REQUIRED TASK:
List all lines in the material below that contain "matplotlib".

DATA ROWS:

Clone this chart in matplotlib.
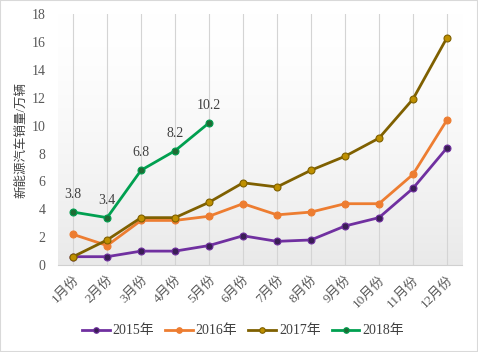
import numpy as np
import matplotlib.pyplot as plt

months = ["1月份", "2月份", "3月份", "4月份", "5月份", "6月份",
          "7月份", "8月份", "9月份", "10月份", "11月份", "12月份"]
s2015 = [0.6, 0.6, 1.0, 1.0, 1.4, 2.1, 1.7, 1.8, 2.8, 3.4, 5.5, 8.4]
s2016 = [2.2, 1.4, 3.2, 3.2, 3.5, 4.4, 3.6, 3.8, 4.4, 4.4, 6.5, 10.4]
s2017 = [0.6, 1.8, 3.4, 3.4, 4.5, 5.9, 5.6, 6.8, 7.8, 9.1, 11.9, 16.3]
s2018 = [3.8, 3.4, 6.8, 8.2, 10.2]
names = ["2015年", "2016年", "2017年", "2018年"]

FONT = ["Liberation Serif", "Noto Sans CJK SC", "DejaVu Sans"]
plt.rcParams["font.family"] = FONT

fig = plt.figure(figsize=(4.78, 3.52), dpi=100)
ax = fig.add_axes([0.121, 0.247, 0.846, 0.713])

# 背景渐变：上白下浅灰
t = np.linspace(0, 1, 256)
shade = 1.0 - 0.085 * t ** 1.5
img = np.repeat(shade[:, None, None], 3, axis=2)
ax.imshow(img, extent=[-0.45, 11.45, 0, 18], aspect="auto", zorder=0,
          origin="upper")

x = np.arange(len(months))
for xi in x:
    ax.axvline(xi, color="#d4d4d4", lw=0.8, zorder=1)

styles = [
    (s2015, "#7030a0", "#3a1e55"),
    (s2016, "#ed7d31", "#ed7d31"),
    (s2017, "#7f6000", "#bf9000"),
    (s2018, "#00a050", "#1e6b34"),
]
for (vals, lc, mc), nm in zip(styles, names):
    ax.plot(x[:len(vals)], vals, color=lc, lw=2, marker="o", ms=5,
            mfc=mc, mec=lc, mew=0.8, label=nm, zorder=3)

for xi, v in zip(x, s2018):
    ax.annotate(f"{v}", (xi, v), xytext=(0, 8), textcoords="offset points",
                ha="center", va="bottom", fontsize=10, color="#404040")

ax.set_xlim(-0.45, 11.45)
ax.set_ylim(0, 18)
ax.set_yticks(range(0, 19, 2))
ax.set_xticks(x)
ax.set_xticklabels(months, rotation=45, ha="right", rotation_mode="anchor",
                   fontsize=9.5, color="#595959")
ax.tick_params(axis="y", length=0, labelsize=10, labelcolor="#595959", pad=9)
ax.tick_params(axis="x", length=0, pad=6)
for sp in ["top", "right", "left"]:
    ax.spines[sp].set_visible(False)
ax.spines["bottom"].set_color("#d0d0d0")
ax.set_ylabel("新能源汽车销量/万辆", fontsize=9, color="#404040", labelpad=3)

fig.legend(loc="center", bbox_to_anchor=(0.508, 0.06), ncol=4, frameon=False,
           fontsize=10, handlelength=2.0, columnspacing=0.8, handletextpad=0.2,
           markerscale=0.8, labelcolor="#404040")

fig.patches.append(plt.Rectangle((0, 0), 1, 1, transform=fig.transFigure,
                                 fill=False, edgecolor="#d9d9d9", lw=1.5))
fig.savefig("out.png", dpi=100)
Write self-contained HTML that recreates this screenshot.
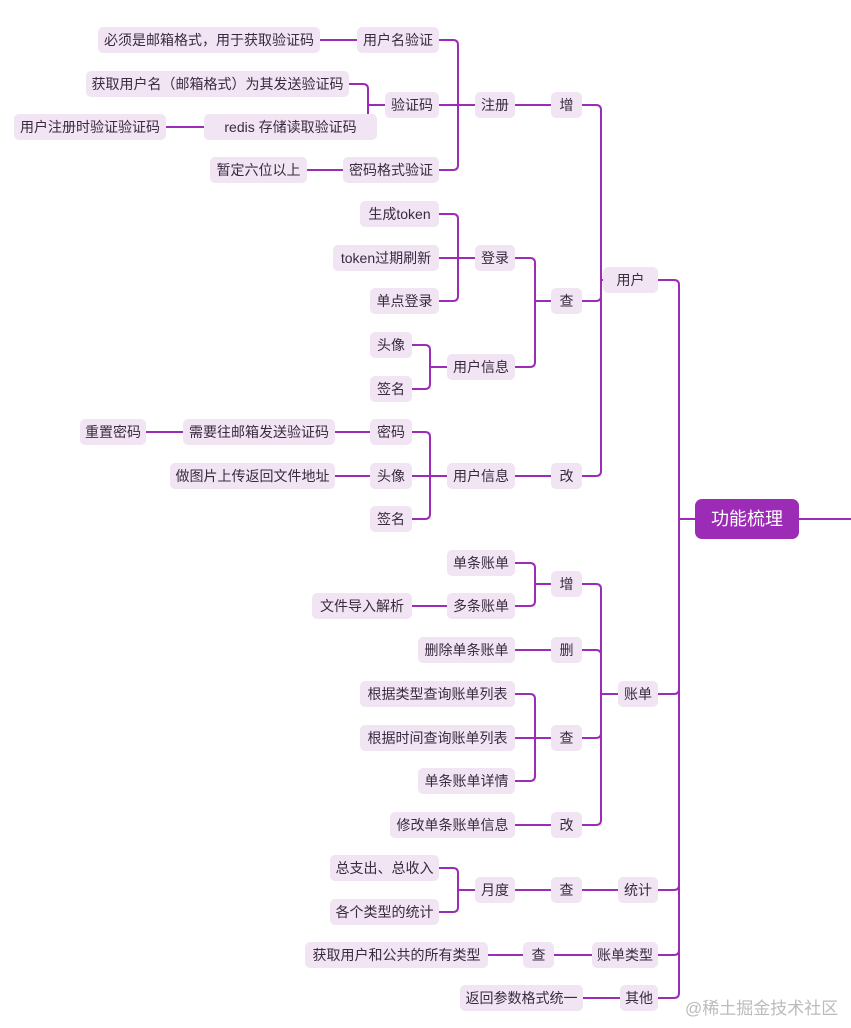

REPLY:
Clone this chart in matplotlib.
import matplotlib.pyplot as plt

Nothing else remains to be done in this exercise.